La vicenda giudiziaria riguarda in primo persona anche il figlio del magistrato e la considera una fortuna: “Meno male che sono indagato perché così mi difenderò anche per lui, altrimenti la vicenda giudiziaria sarebbe morta con papà”.

Usa parole dure Vincenti: “Ho chiesto quattro volte di essere sentito e non comprendo perché un sostituto titolare delle indagini non voglia sentire un indagato. Sono liberi di credere o non credere alle cose ho da dire, ma almeno me le facciano dire”.

Cesare Vincenti non ha avuto il tempo di difendersi, si è tolto la vita, il figlio dice di avere comunque “la consolazione che nessuno ha mai creduto che mio padre fosse corrotto, l’affetto e la stima nei suoi confronti sono rimasti intatti”.

Andrea Vincenti sgombra il campo anche dall’ipotesi, circolata nei giorni del lutto, che molti ex colleghi del padre gli avessero girato le spalle a causa dell’indagine tanto da disertare il giorno del suo saluto in Tribunale: “C’erano tanti suoi colleghi, di sicuro le persone con cui aveva lavorato e non solo magistrati – dice il figlio che a quel piccolo rinfresco era presente – e in ogni caso non si sarà neppure accorto delle assenze perché anche quel giorno stava male”.

Una malattia terribile che entra come un tarlo nella mente di chi ne soffre e che forse, ma nessuno potrà mai averne certezza, iniziò quando Cesare Vincenti non fu nominato presidente del Tribunale: “Ci restò molto male, era il candidato migliore e più qualificato”.

Adesso tocca al figlio, oltre che piangere un padre che non c’è più, difendersi dall’accusa di corruzione per quell’incarico ricevuto, ricorda, in tempi totalmente diversi da quelli della vicenda giudiziaria e fallimentare del Palermo calcio. Ecco perché Andrea Vincenti non si pente di avere accettato l’incarico: “Perché dovrei? Sono un professionista e anche se non sono stato neppure retribuito ritengo che sia stata un’esperienza formativa. Ci sono altre cose che ritengo incomprensibili”.

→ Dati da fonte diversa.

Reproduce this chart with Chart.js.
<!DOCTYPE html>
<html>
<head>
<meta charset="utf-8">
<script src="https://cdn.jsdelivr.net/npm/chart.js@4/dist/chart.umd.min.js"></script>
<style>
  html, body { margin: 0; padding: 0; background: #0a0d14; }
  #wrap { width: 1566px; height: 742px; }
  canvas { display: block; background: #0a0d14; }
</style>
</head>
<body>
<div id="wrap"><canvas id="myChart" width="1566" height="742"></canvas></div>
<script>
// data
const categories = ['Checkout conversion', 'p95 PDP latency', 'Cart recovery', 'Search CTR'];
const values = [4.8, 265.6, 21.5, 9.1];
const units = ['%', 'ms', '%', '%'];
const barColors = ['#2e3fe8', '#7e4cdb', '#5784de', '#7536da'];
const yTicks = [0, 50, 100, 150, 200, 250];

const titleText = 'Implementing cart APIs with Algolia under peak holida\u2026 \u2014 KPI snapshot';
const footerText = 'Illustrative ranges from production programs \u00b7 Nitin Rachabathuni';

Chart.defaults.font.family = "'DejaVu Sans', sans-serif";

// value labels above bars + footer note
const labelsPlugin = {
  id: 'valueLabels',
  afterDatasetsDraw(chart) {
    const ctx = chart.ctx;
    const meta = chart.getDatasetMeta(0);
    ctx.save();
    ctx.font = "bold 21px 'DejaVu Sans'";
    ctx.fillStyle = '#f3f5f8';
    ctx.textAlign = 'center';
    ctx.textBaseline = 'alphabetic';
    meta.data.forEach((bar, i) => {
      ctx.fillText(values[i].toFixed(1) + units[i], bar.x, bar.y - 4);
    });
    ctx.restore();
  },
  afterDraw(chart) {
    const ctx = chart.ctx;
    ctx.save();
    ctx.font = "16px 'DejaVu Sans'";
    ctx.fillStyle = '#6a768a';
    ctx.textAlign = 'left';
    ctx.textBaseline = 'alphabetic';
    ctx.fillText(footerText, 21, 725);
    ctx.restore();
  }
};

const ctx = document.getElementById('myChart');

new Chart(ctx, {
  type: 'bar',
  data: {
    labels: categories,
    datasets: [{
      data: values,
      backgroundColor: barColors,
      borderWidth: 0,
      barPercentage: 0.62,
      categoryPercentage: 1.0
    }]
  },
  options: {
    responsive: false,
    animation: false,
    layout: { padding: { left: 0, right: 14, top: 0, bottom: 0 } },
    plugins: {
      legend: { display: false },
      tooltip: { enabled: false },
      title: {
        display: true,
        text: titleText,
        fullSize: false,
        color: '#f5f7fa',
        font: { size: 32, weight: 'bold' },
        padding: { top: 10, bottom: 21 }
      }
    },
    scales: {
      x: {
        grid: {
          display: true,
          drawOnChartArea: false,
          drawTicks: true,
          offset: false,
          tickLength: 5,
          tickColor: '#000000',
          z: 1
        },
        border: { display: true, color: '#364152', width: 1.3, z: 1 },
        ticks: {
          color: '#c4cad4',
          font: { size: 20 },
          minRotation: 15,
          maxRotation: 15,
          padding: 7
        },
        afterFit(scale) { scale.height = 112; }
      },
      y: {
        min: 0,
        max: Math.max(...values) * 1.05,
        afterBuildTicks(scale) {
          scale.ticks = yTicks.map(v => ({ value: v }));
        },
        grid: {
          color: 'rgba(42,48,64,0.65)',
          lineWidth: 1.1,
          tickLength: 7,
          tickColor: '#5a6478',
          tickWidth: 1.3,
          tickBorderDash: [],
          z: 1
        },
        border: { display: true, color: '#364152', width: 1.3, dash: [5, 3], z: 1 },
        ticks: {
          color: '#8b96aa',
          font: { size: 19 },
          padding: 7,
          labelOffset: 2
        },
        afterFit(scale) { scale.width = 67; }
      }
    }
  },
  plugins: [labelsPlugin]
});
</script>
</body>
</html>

Quali? “Un uomo qualunque o un professionista come nel mio caso può restare indagato per tutto questo tempo? Mi conforta il fatto che ho continuato a lavorare. Un’altra persona a quest’ora sarebbe stata rovinata, ma la mia forza è tutta nel cognome che porto. È l’eredità di correttezza e onestà che mi ha lasciato mio padre. Era fermamente e intimamente convinto che la legittimazione del magistrato consistesse nella sua professionalità. La professionalità come fonte della legittimazione: è un principio che trovo di altissimo valore e che dovrebbe trovare sempre applicazione, tra i magistrati e non solo”.

Cesare Vincenti ha fatto il magistrato per quarant’anni. Si è occupato di misure di prevenzione del Tribunale di Palermo. C’era la sua firma nel decreto di confisca dei beni di don Vito Ciancimino, poi gli incarichi al Tribunale civile e alla Procura generale, infine la presidenza dell’ufficio Gip-Gup dove è rimasto fino alla pensione. Cinque mesi dopo la quiescenza il gesto estremo.